The code that writes the index is extremely simple. Even if you don’t know Rust, this should be pretty readable: https://github.com/BurntSushi/rust-csv/blob/master/src/index/mod.rs#L52-L69
Yes, the code is quite readable :)
If I understand it correctly, the index just gives the byte offset of each row in the CSV file, but it’s not sorted in any way? It is used to jump quickly to the nth row of the CSV file? Is there any other purpose?
It’s not sorted, no. Even this very simple index buys you a ton though. You can all of a sudden process CSV data in parallel because you can jump around to any portion of the data instantly. This greatly speeds up stat collection.
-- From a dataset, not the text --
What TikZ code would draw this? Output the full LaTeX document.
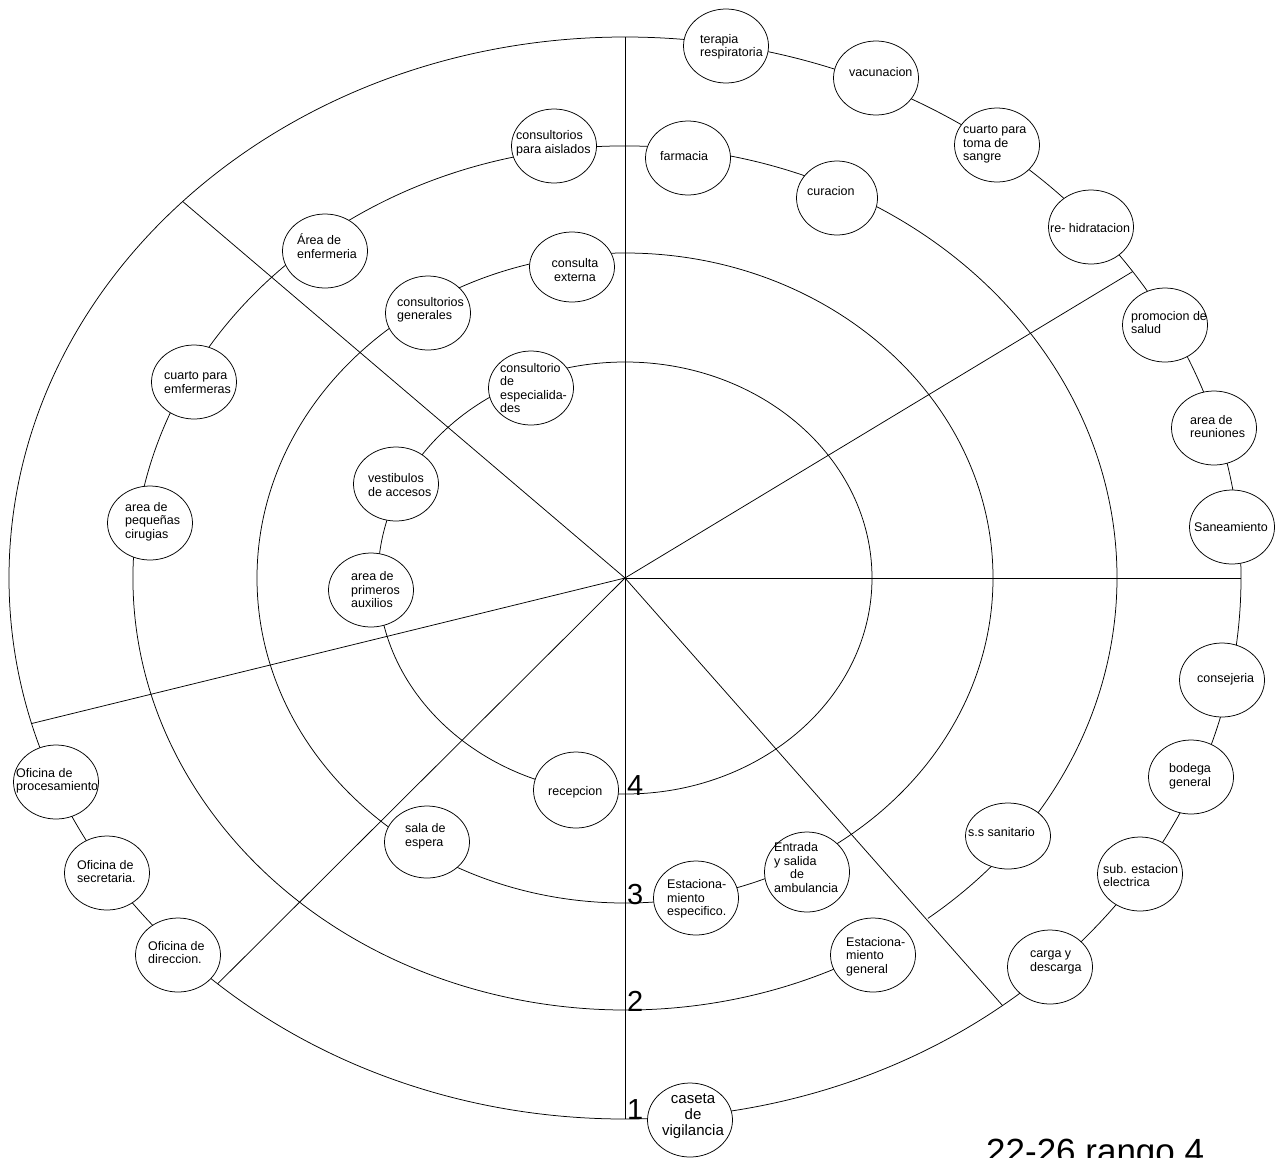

With that said, a simple in memory hash index is used in the xsv join command. It just creates a map from join key to record number, and with the record number and the simpler index, you can jump around the data and join things pretty quickly. The code for building that index is here (still mostly readable, but my eyes are very comfortable with Rust at this point): https://github.com/BurntSushi/xsv/blob/master/src/cmd/join.rs#L334-L393
Also, one of the keys to xsv’s speed (and its underlying CSV reader), is that it doesn’t actually force you to store an entire record in memory. You can iterate the CSV data at the field level, and it’s all safe because of Rust’s lifetime system. (The CSV parser does this by sharing a reference to its buffer. It’s also immutable so you can’t even screw up any internal state!) For example, this code will only allocate an array with the size of the join key, and it will completely skip over any intermediate allocation of the entire record.
Understood. Thanks for the explanation!
With that said, a simple in memory hash index is used in the xsv join command.
How does the join command work if the hash index doesn’t fit in computer’s RAM?
A more general question: I know you are skilled in several programming languages. Why did you choose Rust for this project instead of Go, Haskell or C?
It doesn’t. ;-) Note that it can still work if the full CSV data doesn’t fit in memory, only the join key itself has to fit into memory.
xsv tries to be as conservative with memory usage as possible, so if your CSV data exceeds usable memory, you’re still probably OK. But if you get to a point where a column or two can exceed all memory, then you’ll be in trouble. In practice, join keys are usually pretty small, so they’ll fit into memory even with a large number of rows.
xsv stops at the point where continuing would require maintaining sophisticated on-disk data structures. If the in memory hash index becomes a problem, I might consider moving that to disk like I did for the simpler index, but I think that’s probably as far as I’ll go.
I don’t think there’s a satisfying answer to this question. At the moment, I’m having a lot of fun with Rust, so a lot of the problems I have, I end up wanting to hit them with the Rust hammer.
Rust, like Haskell, is worth learning if only to have your mind bent by the borrow checker. Everything after that is gravy! :-)
Note that it can still work if the full CSV data doesn’t fit in memory, only the join key itself has to fit into memory.
xsv stops at the point where continuing would require maintaining sophisticated on-disk data structures.
It sounds like a reasonable tradeoff for most usages.
And thanks for sharing the “why” of Rust!
One neat thing that you all might be interested in is that xsv’s command line interface is tested with QuickCheck (plus a healthy dose of standard unit tests). For example, here are some tests that check whether xsv sort is correct or not: https://github.com/BurntSushi/xsv/blob/master/tests/test_sort.rs
Using QuickCheck for this was really awesome because it revealed dozens of bugs related to how I handled corner cases in the CSV data, particularly if the handling of those corner cases was different in the presence of an index or not. (The presence of an index usually results in a completely different code path.)